Requirement
Repeat the lines below exactly as they appear, but leave out the images.

Provided data
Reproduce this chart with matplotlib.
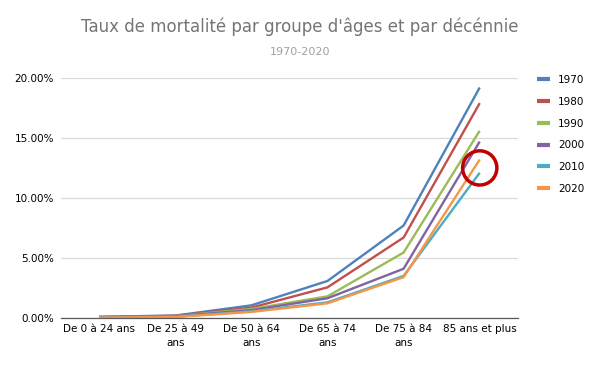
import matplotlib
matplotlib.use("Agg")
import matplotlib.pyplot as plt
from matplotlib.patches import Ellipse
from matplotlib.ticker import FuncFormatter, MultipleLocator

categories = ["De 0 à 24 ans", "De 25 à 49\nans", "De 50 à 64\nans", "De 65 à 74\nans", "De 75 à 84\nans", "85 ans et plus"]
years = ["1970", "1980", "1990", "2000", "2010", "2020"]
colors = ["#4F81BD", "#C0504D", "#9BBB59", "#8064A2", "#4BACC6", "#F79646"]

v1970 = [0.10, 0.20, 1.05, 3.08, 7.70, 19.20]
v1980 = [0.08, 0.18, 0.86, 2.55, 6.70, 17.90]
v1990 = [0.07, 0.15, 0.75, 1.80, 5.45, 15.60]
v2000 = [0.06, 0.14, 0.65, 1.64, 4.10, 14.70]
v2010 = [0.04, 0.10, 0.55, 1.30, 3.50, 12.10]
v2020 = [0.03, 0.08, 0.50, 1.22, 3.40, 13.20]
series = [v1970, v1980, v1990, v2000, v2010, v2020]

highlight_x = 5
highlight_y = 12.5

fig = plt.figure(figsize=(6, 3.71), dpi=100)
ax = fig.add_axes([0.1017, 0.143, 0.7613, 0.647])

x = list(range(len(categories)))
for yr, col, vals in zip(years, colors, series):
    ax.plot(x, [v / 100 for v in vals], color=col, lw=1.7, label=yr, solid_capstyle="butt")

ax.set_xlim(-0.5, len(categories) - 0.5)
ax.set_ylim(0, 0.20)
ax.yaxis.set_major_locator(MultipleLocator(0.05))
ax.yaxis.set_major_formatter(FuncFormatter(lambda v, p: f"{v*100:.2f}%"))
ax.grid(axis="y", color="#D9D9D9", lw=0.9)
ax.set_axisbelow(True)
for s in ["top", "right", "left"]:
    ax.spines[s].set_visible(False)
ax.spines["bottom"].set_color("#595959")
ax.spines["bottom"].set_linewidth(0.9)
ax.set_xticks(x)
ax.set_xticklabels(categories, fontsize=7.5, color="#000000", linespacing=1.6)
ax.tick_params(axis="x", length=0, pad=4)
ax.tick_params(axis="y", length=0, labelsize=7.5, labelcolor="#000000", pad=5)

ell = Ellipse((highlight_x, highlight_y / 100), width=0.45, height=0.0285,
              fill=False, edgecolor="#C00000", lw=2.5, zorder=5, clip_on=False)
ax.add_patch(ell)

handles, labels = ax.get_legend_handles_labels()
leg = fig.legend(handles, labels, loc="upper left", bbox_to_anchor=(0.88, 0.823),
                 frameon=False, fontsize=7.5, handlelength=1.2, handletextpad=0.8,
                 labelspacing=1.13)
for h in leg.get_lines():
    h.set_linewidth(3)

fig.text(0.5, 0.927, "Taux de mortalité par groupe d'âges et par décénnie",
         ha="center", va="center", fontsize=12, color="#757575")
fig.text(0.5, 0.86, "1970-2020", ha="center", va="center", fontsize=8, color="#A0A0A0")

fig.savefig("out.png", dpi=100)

The response
Reproduce this chart with matplotlib.
import matplotlib
matplotlib.use("Agg")
import matplotlib.pyplot as plt
from matplotlib.patches import Ellipse
from matplotlib.ticker import FuncFormatter, MultipleLocator

categories = ["De 0 à 24 ans", "De 25 à 49\nans", "De 50 à 64\nans", "De 65 à 74\nans", "De 75 à 84\nans", "85 ans et plus"]
years = ["1970", "1980", "1990", "2000", "2010", "2020"]
colors = ["#4F81BD", "#C0504D", "#9BBB59", "#8064A2", "#4BACC6", "#F79646"]

v1970 = [0.10, 0.20, 1.05, 3.08, 7.70, 19.20]
v1980 = [0.08, 0.18, 0.86, 2.55, 6.70, 17.90]
v1990 = [0.07, 0.15, 0.75, 1.80, 5.45, 15.60]
v2000 = [0.06, 0.14, 0.65, 1.64, 4.10, 14.70]
v2010 = [0.04, 0.10, 0.55, 1.30, 3.50, 12.10]
v2020 = [0.03, 0.08, 0.50, 1.22, 3.40, 13.20]
series = [v1970, v1980, v1990, v2000, v2010, v2020]

highlight_x = 5
highlight_y = 12.5

fig = plt.figure(figsize=(6, 3.71), dpi=100)
ax = fig.add_axes([0.1017, 0.143, 0.7613, 0.647])

x = list(range(len(categories)))
for yr, col, vals in zip(years, colors, series):
    ax.plot(x, [v / 100 for v in vals], color=col, lw=1.7, label=yr, solid_capstyle="butt")

ax.set_xlim(-0.5, len(categories) - 0.5)
ax.set_ylim(0, 0.20)
ax.yaxis.set_major_locator(MultipleLocator(0.05))
ax.yaxis.set_major_formatter(FuncFormatter(lambda v, p: f"{v*100:.2f}%"))
ax.grid(axis="y", color="#D9D9D9", lw=0.9)
ax.set_axisbelow(True)
for s in ["top", "right", "left"]:
    ax.spines[s].set_visible(False)
ax.spines["bottom"].set_color("#595959")
ax.spines["bottom"].set_linewidth(0.9)
ax.set_xticks(x)
ax.set_xticklabels(categories, fontsize=7.5, color="#000000", linespacing=1.6)
ax.tick_params(axis="x", length=0, pad=4)
ax.tick_params(axis="y", length=0, labelsize=7.5, labelcolor="#000000", pad=5)

ell = Ellipse((highlight_x, highlight_y / 100), width=0.45, height=0.0285,
              fill=False, edgecolor="#C00000", lw=2.5, zorder=5, clip_on=False)
ax.add_patch(ell)

handles, labels = ax.get_legend_handles_labels()
leg = fig.legend(handles, labels, loc="upper left", bbox_to_anchor=(0.88, 0.823),
                 frameon=False, fontsize=7.5, handlelength=1.2, handletextpad=0.8,
                 labelspacing=1.13)
for h in leg.get_lines():
    h.set_linewidth(3)

fig.text(0.5, 0.927, "Taux de mortalité par groupe d'âges et par décénnie",
         ha="center", va="center", fontsize=12, color="#757575")
fig.text(0.5, 0.86, "1970-2020", ha="center", va="center", fontsize=8, color="#A0A0A0")

fig.savefig("out.png", dpi=100)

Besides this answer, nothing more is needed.